* The exercise *
Both boundary lines count: repeat, exactly and alone, the lines from the one containing "Recreate this image" to the one containing "plt.rcParams['text.parse_math'] = False", with pictures left out.

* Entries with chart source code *
========================================

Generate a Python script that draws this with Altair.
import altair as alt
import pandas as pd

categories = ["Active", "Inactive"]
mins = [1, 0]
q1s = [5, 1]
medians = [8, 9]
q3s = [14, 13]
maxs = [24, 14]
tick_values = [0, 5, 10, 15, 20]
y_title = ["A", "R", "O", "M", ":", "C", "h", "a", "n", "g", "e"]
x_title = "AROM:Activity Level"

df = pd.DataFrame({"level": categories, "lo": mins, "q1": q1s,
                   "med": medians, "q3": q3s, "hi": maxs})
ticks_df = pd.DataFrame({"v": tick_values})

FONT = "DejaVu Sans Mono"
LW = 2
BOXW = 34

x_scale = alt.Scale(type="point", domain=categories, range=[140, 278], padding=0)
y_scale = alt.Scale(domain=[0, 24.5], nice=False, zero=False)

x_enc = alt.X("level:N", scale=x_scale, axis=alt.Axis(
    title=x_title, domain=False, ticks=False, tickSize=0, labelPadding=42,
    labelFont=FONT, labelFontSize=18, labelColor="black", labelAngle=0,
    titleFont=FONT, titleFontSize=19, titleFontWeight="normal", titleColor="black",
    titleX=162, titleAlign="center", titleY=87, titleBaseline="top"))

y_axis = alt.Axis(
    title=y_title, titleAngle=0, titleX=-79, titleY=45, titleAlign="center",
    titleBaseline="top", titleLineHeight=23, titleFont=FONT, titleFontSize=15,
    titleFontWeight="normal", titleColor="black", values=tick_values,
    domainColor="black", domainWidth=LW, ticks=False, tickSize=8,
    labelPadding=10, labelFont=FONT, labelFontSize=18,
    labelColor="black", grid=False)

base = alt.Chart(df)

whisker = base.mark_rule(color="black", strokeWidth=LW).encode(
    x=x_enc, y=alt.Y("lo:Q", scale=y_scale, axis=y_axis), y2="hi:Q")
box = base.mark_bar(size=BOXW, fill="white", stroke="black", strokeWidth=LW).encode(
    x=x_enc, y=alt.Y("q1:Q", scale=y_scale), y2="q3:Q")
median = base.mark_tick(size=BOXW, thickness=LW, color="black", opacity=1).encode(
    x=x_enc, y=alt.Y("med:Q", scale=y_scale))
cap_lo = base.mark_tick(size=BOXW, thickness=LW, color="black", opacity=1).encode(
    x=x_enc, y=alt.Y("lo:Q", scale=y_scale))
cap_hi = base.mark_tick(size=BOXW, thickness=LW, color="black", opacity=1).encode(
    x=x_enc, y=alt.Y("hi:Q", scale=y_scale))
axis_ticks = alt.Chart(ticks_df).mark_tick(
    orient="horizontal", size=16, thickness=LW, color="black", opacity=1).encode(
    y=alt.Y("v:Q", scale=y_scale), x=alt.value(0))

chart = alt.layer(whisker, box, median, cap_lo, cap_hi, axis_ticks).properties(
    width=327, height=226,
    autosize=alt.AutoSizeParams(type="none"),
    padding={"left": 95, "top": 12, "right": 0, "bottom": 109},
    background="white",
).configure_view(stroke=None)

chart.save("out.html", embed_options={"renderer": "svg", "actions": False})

========================================

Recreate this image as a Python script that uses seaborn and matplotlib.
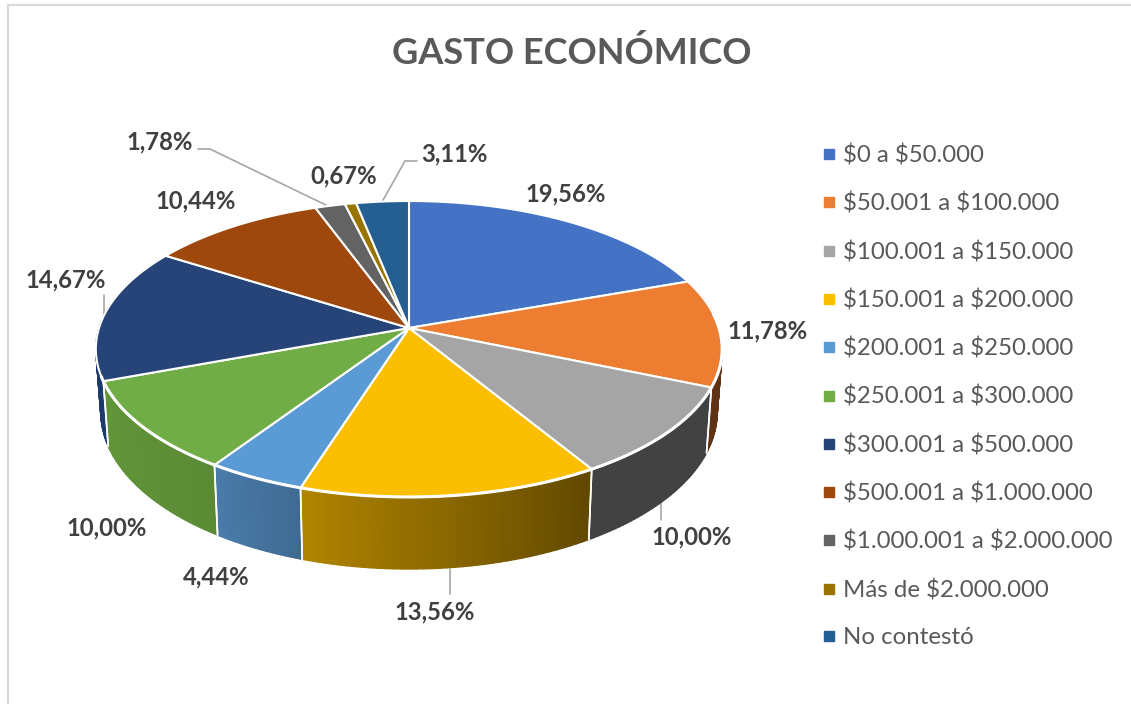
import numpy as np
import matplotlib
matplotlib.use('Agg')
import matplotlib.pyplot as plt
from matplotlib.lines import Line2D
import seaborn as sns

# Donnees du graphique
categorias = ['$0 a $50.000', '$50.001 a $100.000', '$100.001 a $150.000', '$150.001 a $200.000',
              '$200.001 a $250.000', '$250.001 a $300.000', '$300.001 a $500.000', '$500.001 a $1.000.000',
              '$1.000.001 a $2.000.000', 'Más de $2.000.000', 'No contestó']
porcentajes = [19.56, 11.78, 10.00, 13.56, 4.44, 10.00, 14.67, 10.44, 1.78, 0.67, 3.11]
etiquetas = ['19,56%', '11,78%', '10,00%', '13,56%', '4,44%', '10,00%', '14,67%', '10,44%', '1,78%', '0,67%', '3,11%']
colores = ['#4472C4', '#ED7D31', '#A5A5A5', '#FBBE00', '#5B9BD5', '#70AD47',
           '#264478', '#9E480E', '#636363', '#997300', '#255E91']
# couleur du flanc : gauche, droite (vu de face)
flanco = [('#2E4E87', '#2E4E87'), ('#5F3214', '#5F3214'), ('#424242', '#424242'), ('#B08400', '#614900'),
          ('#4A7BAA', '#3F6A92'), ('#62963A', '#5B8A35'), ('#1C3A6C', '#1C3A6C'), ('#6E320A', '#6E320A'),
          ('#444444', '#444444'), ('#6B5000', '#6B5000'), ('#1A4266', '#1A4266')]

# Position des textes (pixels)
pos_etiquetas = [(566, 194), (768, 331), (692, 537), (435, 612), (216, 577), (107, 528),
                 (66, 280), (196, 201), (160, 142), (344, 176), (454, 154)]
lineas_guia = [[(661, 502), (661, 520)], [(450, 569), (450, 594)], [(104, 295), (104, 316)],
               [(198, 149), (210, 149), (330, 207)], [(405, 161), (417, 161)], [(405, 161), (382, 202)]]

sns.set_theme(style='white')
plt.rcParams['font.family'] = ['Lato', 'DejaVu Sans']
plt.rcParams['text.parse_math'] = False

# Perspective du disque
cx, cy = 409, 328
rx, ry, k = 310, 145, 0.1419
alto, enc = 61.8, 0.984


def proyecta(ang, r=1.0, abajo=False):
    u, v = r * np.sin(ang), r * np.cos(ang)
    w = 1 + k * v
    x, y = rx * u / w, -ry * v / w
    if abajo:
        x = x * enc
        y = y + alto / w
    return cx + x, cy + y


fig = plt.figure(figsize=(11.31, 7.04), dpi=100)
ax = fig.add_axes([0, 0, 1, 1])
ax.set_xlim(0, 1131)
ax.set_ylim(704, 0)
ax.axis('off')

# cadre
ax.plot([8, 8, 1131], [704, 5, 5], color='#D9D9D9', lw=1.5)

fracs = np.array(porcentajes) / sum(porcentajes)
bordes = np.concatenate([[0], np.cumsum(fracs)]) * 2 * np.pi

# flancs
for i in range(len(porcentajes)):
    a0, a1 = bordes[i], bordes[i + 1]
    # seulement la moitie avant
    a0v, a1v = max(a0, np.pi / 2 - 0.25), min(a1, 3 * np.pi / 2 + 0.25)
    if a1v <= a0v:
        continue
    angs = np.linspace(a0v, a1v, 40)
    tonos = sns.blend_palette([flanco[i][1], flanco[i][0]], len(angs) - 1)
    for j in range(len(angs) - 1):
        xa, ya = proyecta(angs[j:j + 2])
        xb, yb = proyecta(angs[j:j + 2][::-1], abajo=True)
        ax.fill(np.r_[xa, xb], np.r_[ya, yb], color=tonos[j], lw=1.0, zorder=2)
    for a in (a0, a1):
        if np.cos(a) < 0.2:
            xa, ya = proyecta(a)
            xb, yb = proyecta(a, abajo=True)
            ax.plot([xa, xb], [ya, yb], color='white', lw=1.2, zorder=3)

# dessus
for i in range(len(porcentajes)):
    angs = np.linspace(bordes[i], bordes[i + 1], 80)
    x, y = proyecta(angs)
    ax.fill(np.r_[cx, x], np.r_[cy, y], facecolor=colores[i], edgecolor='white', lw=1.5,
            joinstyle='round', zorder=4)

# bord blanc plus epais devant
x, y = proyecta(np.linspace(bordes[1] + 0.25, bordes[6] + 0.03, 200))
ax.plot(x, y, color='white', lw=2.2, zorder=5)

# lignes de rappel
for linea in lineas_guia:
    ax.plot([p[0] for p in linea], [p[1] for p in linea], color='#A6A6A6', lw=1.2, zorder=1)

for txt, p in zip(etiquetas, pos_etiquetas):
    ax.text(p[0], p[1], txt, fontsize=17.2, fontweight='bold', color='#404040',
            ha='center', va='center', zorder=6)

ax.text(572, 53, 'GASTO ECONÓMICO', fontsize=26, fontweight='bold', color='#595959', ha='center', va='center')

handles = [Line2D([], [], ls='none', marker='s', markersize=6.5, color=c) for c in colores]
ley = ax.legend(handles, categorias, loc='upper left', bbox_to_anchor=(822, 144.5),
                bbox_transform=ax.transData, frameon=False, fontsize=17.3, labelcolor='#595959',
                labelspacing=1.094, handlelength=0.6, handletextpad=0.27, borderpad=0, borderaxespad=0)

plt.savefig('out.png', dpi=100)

========================================

* Response to this exercise *
Recreate this image as a Python script that uses seaborn and matplotlib.
import numpy as np
import matplotlib
matplotlib.use('Agg')
import matplotlib.pyplot as plt
from matplotlib.lines import Line2D
import seaborn as sns

# Donnees du graphique
categorias = ['$0 a $50.000', '$50.001 a $100.000', '$100.001 a $150.000', '$150.001 a $200.000',
              '$200.001 a $250.000', '$250.001 a $300.000', '$300.001 a $500.000', '$500.001 a $1.000.000',
              '$1.000.001 a $2.000.000', 'Más de $2.000.000', 'No contestó']
porcentajes = [19.56, 11.78, 10.00, 13.56, 4.44, 10.00, 14.67, 10.44, 1.78, 0.67, 3.11]
etiquetas = ['19,56%', '11,78%', '10,00%', '13,56%', '4,44%', '10,00%', '14,67%', '10,44%', '1,78%', '0,67%', '3,11%']
colores = ['#4472C4', '#ED7D31', '#A5A5A5', '#FBBE00', '#5B9BD5', '#70AD47',
           '#264478', '#9E480E', '#636363', '#997300', '#255E91']
# couleur du flanc : gauche, droite (vu de face)
flanco = [('#2E4E87', '#2E4E87'), ('#5F3214', '#5F3214'), ('#424242', '#424242'), ('#B08400', '#614900'),
          ('#4A7BAA', '#3F6A92'), ('#62963A', '#5B8A35'), ('#1C3A6C', '#1C3A6C'), ('#6E320A', '#6E320A'),
          ('#444444', '#444444'), ('#6B5000', '#6B5000'), ('#1A4266', '#1A4266')]

# Position des textes (pixels)
pos_etiquetas = [(566, 194), (768, 331), (692, 537), (435, 612), (216, 577), (107, 528),
                 (66, 280), (196, 201), (160, 142), (344, 176), (454, 154)]
lineas_guia = [[(661, 502), (661, 520)], [(450, 569), (450, 594)], [(104, 295), (104, 316)],
               [(198, 149), (210, 149), (330, 207)], [(405, 161), (417, 161)], [(405, 161), (382, 202)]]

sns.set_theme(style='white')
plt.rcParams['font.family'] = ['Lato', 'DejaVu Sans']
plt.rcParams['text.parse_math'] = False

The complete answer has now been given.